The anti-child labor movement began in earnest around the turn of the 20th century. It was not a radical movement exactly — coinciding as it did with other labor pushes — but it did fly in the face of American tradition. The Pilgrims, after all, had seen child labor as a means of teaching boys and girls to toe the line of the faithful. And the puritanical notion that children must be worked, pushed to its own ends by big business, remained persuasive to many parents (particularly parents struggling to make ends meet). When the National Child Labor Committee was formed in 1904, public support was hardly a given. But, by 1916, Congress had passed the Keating-Owen act regulating commerce in goods made in part by employees under the age of 16. That act, which was struck down by the Supreme Court, was rapidly replaced by myriad acts of state legislation and at least one federal bill that, again, fell to the gavel.
Legislation, fought by big businesses, took time to pass and got back-burnered during WWI, but public opinion had changed.

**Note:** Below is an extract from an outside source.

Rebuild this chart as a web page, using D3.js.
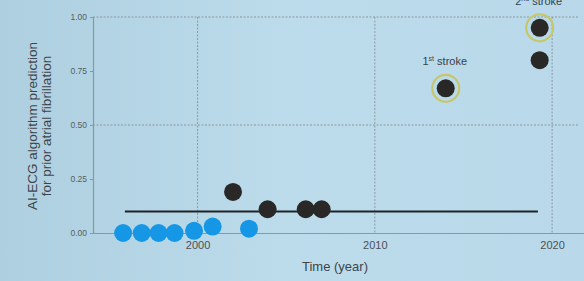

On June 2, 1924, Congress pushed through an amendment to the Constitution designed to allow for the specific regulation of labor performed by people under the age of 18 with the support of Franklin Delano Roosevelt. States were slow to sign, but they did. By the time WWII exploded on American shores, youth labor was in steep decline. As war buoyed the country out of the Great Depression, new norms emerged. Kids went to school.
To look back at images of American boys at work prior to the passage of child labor laws is to face a hard truth about the past and, perhaps, about the present and the future. There are no sacrosanct stages of life — no periods of time in which need or greed can be relied upon to defer to morality or to the kindness that adults owe children. Boyhood is more of an opportunity than it is a natural phenomenon. Today, 88 million boys work as child laborers. That’s 12 million more people than lived in America at the end of the 19th century. The problem has not disappeared for boys or girls. Americans have simply grown unaccustomed to looking it in the face.
To do that is to see the eyes of men buried in the faces of boys and to understand that boyhood is both a privilege and an ongoing social project — one of the most critical of this, and every, time.
US NATIONAL ARCHIVES
Hyman Alpert, a 12-year-old Newsboy. poses near a newsstand. When this photo was taken in 1909, Alpert had been working the streets of New Haven, Connecticut for three years. He spent his evenings at the Boys Club.
Three young employees of Englahardt & Co., a cigarmaking business in Tampa, Florida, enjoy some leisure time together in 1909. Boys were employed when there was work and many of them smoked. Photographer Lewis Hine worked for the National Child Labor Committee and documented children at work across the country.
Because maintaining a smile while having a portrait painted or a long-exposure photograph taken, grins were uncommon in photographs until after the turn of the 20th century. One gets a sense from the rigid posture of these siblings that no one had to ask them to hold back.
A doffer boy, employed to rapidly replace spindles in the spinning frames inside textile mills, poses outside Loray Mill in Gastonia, North Carolina. In November 1908, the boy had already worked for two years at the mill. Doffer jobs, which required more speed than strength, was commonly done by children.
A group of doffer boys poses outside Bibb Mill #1 in Macon, Georgia in 1909.
Andrew Stefanik, a Massachusetts doffer boy poses next to machinery in Chicopee in fall of 1911.
Boys shoot craps on the street in Providence, Rhode Island in 1912. With adult responsibilities often came adult vices.
A messenger working for the Mackay Telegraph Company in Waco, Texas pauses on an errand in September 1913.
Delegates to the Niagara Peace Conference of 1914 are escorted to a meeting by a very young man.